A devoted electrician, Varley studied telegraphy after leaving school
and then worked for 18 years for the Electric and International Co. until
the telegraphs were acquired by the Government in 1868. Retiring to a
private life, he focused his energies on making electrical inventions,
including a precursor of the telephone.
Of Varley's capacities as an electrical engineer Thomson was in no
doubt.
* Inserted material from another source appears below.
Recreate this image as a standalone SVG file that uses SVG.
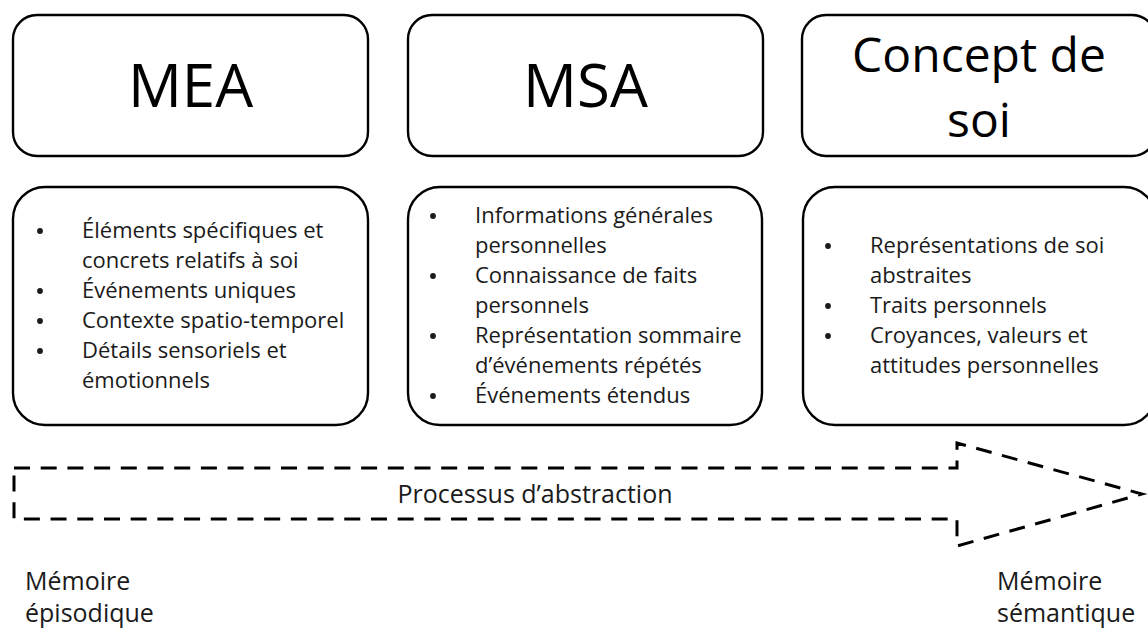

In a letter to the Secretary of the Atlantic Telegraph Co. of 24
September 1858, when Varley had reported on the fault in the Atlantic
cable and Thomson was still hopeful that the cable could be saved, he
wrote that "Varley's report is, in my opinion, evidence of high scientific
and practical talent". Thomson nominated him for membership of the
Electrical Standards Committee of the British Association - others were
Clerk Maxwell and Joule - which in 1864 determined the standard of
resistance, the ‘B.A. unit’ or ‘ohmad’, since shortened to ‘ohm’.
To the work on the Atlantic cable Varley made a highly important
contribution, first in finding a method of localising faults in submarine
cables, and then in devising an ‘artificial cable’, making it possible to
study in the laboratory the way cables would react in working conditions.
He also invented the use of the signalling condenser to sharpen electric
pulses transmitted through a cable, so increasing the speed of working.
The Atlantic cable and other telegraphic work, including protracted
negotiations over fees and patent rights, form the basis of the
correspondence between Varley and Thomson in the Kelvin Papers, which
consists of some forty letters written between 1859 and 1869.